Written problem: Reproduce the listing exactly, with no pictures in your copy.

Recorded information:

· · · · ·

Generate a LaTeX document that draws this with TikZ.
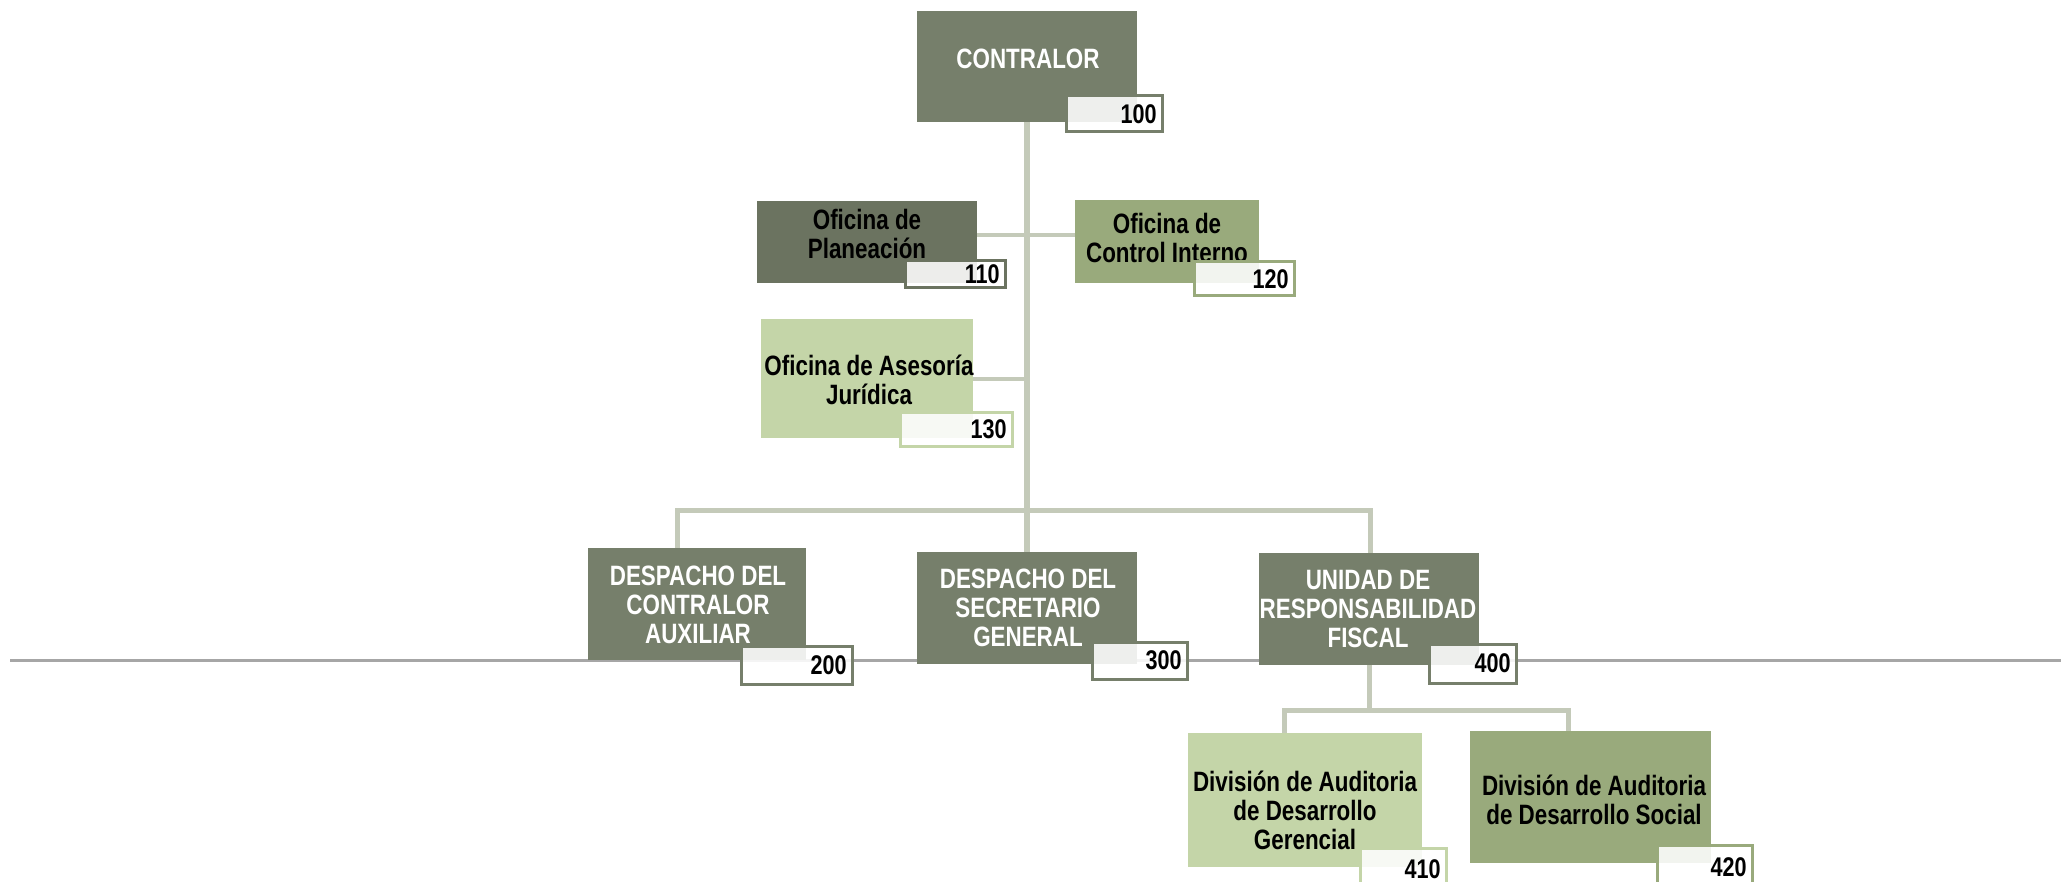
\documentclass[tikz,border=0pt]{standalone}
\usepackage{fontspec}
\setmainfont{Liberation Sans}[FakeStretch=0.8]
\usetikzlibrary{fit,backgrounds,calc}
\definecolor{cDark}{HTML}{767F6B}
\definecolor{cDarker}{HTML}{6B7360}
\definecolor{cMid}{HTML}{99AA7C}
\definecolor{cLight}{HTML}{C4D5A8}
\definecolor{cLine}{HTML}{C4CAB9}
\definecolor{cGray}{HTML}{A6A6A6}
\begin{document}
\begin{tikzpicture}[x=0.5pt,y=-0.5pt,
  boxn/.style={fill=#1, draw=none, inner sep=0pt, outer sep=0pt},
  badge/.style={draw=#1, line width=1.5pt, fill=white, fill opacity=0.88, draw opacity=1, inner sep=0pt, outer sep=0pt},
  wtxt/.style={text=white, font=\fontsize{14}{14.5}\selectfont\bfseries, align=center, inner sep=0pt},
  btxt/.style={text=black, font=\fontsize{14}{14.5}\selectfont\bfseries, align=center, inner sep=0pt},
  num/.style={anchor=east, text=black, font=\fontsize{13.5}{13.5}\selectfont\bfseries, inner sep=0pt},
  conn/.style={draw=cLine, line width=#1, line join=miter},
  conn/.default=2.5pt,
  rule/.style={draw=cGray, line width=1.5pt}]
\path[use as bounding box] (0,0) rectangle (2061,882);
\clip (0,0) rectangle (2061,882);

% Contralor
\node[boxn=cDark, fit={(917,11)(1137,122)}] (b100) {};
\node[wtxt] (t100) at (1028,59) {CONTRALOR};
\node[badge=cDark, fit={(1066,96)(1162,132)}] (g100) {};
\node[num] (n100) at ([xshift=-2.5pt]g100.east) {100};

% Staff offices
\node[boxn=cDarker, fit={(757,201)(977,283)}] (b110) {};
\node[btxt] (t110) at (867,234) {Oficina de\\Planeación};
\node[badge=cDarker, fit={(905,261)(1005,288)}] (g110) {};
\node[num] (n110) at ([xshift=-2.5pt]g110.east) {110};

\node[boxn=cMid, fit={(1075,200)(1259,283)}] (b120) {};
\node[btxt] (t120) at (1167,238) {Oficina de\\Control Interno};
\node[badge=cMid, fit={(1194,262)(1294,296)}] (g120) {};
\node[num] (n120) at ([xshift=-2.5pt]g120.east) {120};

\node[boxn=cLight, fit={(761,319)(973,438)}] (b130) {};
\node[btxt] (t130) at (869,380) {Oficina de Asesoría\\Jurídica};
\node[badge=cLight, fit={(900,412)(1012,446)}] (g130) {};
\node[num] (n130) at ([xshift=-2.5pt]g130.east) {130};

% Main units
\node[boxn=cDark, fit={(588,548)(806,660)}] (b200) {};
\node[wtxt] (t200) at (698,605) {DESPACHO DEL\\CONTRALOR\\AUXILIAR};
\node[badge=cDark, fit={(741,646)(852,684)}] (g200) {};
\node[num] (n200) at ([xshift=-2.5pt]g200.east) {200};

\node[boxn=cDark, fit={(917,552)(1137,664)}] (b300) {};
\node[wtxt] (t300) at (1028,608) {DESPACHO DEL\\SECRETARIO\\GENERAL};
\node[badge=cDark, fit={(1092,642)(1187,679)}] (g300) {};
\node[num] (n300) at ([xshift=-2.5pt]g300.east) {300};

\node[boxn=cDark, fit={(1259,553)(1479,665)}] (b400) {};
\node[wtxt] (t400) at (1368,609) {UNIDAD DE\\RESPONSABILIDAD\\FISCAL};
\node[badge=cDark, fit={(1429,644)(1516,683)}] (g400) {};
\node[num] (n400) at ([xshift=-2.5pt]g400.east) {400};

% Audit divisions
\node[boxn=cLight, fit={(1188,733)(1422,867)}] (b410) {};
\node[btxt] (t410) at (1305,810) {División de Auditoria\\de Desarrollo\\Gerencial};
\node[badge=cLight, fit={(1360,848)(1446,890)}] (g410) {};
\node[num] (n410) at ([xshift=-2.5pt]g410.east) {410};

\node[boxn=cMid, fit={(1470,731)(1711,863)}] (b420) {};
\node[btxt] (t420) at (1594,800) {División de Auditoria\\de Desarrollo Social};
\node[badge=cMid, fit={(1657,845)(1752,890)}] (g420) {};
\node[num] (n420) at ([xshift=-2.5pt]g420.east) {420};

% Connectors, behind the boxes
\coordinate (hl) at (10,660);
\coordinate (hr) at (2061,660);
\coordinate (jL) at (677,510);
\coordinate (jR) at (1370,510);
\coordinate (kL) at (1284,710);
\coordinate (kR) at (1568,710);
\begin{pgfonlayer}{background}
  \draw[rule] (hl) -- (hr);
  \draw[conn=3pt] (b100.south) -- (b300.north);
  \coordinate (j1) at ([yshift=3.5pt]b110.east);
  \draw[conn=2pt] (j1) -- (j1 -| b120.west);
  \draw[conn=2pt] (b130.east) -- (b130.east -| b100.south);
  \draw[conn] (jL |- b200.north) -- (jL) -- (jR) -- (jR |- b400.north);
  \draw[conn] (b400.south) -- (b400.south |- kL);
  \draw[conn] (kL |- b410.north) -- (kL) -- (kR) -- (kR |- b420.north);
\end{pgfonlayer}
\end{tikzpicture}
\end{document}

· · · · ·

Task solution:
Generate a LaTeX document that draws this with TikZ.
\documentclass[tikz,border=0pt]{standalone}
\usepackage{fontspec}
\setmainfont{Liberation Sans}[FakeStretch=0.8]
\usetikzlibrary{fit,backgrounds,calc}
\definecolor{cDark}{HTML}{767F6B}
\definecolor{cDarker}{HTML}{6B7360}
\definecolor{cMid}{HTML}{99AA7C}
\definecolor{cLight}{HTML}{C4D5A8}
\definecolor{cLine}{HTML}{C4CAB9}
\definecolor{cGray}{HTML}{A6A6A6}
\begin{document}
\begin{tikzpicture}[x=0.5pt,y=-0.5pt,
  boxn/.style={fill=#1, draw=none, inner sep=0pt, outer sep=0pt},
  badge/.style={draw=#1, line width=1.5pt, fill=white, fill opacity=0.88, draw opacity=1, inner sep=0pt, outer sep=0pt},
  wtxt/.style={text=white, font=\fontsize{14}{14.5}\selectfont\bfseries, align=center, inner sep=0pt},
  btxt/.style={text=black, font=\fontsize{14}{14.5}\selectfont\bfseries, align=center, inner sep=0pt},
  num/.style={anchor=east, text=black, font=\fontsize{13.5}{13.5}\selectfont\bfseries, inner sep=0pt},
  conn/.style={draw=cLine, line width=#1, line join=miter},
  conn/.default=2.5pt,
  rule/.style={draw=cGray, line width=1.5pt}]
\path[use as bounding box] (0,0) rectangle (2061,882);
\clip (0,0) rectangle (2061,882);

% Contralor
\node[boxn=cDark, fit={(917,11)(1137,122)}] (b100) {};
\node[wtxt] (t100) at (1028,59) {CONTRALOR};
\node[badge=cDark, fit={(1066,96)(1162,132)}] (g100) {};
\node[num] (n100) at ([xshift=-2.5pt]g100.east) {100};

% Staff offices
\node[boxn=cDarker, fit={(757,201)(977,283)}] (b110) {};
\node[btxt] (t110) at (867,234) {Oficina de\\Planeación};
\node[badge=cDarker, fit={(905,261)(1005,288)}] (g110) {};
\node[num] (n110) at ([xshift=-2.5pt]g110.east) {110};

\node[boxn=cMid, fit={(1075,200)(1259,283)}] (b120) {};
\node[btxt] (t120) at (1167,238) {Oficina de\\Control Interno};
\node[badge=cMid, fit={(1194,262)(1294,296)}] (g120) {};
\node[num] (n120) at ([xshift=-2.5pt]g120.east) {120};

\node[boxn=cLight, fit={(761,319)(973,438)}] (b130) {};
\node[btxt] (t130) at (869,380) {Oficina de Asesoría\\Jurídica};
\node[badge=cLight, fit={(900,412)(1012,446)}] (g130) {};
\node[num] (n130) at ([xshift=-2.5pt]g130.east) {130};

% Main units
\node[boxn=cDark, fit={(588,548)(806,660)}] (b200) {};
\node[wtxt] (t200) at (698,605) {DESPACHO DEL\\CONTRALOR\\AUXILIAR};
\node[badge=cDark, fit={(741,646)(852,684)}] (g200) {};
\node[num] (n200) at ([xshift=-2.5pt]g200.east) {200};

\node[boxn=cDark, fit={(917,552)(1137,664)}] (b300) {};
\node[wtxt] (t300) at (1028,608) {DESPACHO DEL\\SECRETARIO\\GENERAL};
\node[badge=cDark, fit={(1092,642)(1187,679)}] (g300) {};
\node[num] (n300) at ([xshift=-2.5pt]g300.east) {300};

\node[boxn=cDark, fit={(1259,553)(1479,665)}] (b400) {};
\node[wtxt] (t400) at (1368,609) {UNIDAD DE\\RESPONSABILIDAD\\FISCAL};
\node[badge=cDark, fit={(1429,644)(1516,683)}] (g400) {};
\node[num] (n400) at ([xshift=-2.5pt]g400.east) {400};

% Audit divisions
\node[boxn=cLight, fit={(1188,733)(1422,867)}] (b410) {};
\node[btxt] (t410) at (1305,810) {División de Auditoria\\de Desarrollo\\Gerencial};
\node[badge=cLight, fit={(1360,848)(1446,890)}] (g410) {};
\node[num] (n410) at ([xshift=-2.5pt]g410.east) {410};

\node[boxn=cMid, fit={(1470,731)(1711,863)}] (b420) {};
\node[btxt] (t420) at (1594,800) {División de Auditoria\\de Desarrollo Social};
\node[badge=cMid, fit={(1657,845)(1752,890)}] (g420) {};
\node[num] (n420) at ([xshift=-2.5pt]g420.east) {420};

% Connectors, behind the boxes
\coordinate (hl) at (10,660);
\coordinate (hr) at (2061,660);
\coordinate (jL) at (677,510);
\coordinate (jR) at (1370,510);
\coordinate (kL) at (1284,710);
\coordinate (kR) at (1568,710);
\begin{pgfonlayer}{background}
  \draw[rule] (hl) -- (hr);
  \draw[conn=3pt] (b100.south) -- (b300.north);
  \coordinate (j1) at ([yshift=3.5pt]b110.east);
  \draw[conn=2pt] (j1) -- (j1 -| b120.west);
  \draw[conn=2pt] (b130.east) -- (b130.east -| b100.south);
  \draw[conn] (jL |- b200.north) -- (jL) -- (jR) -- (jR |- b400.north);
  \draw[conn] (b400.south) -- (b400.south |- kL);
  \draw[conn] (kL |- b410.north) -- (kL) -- (kR) -- (kR |- b420.north);
\end{pgfonlayer}
\end{tikzpicture}
\end{document}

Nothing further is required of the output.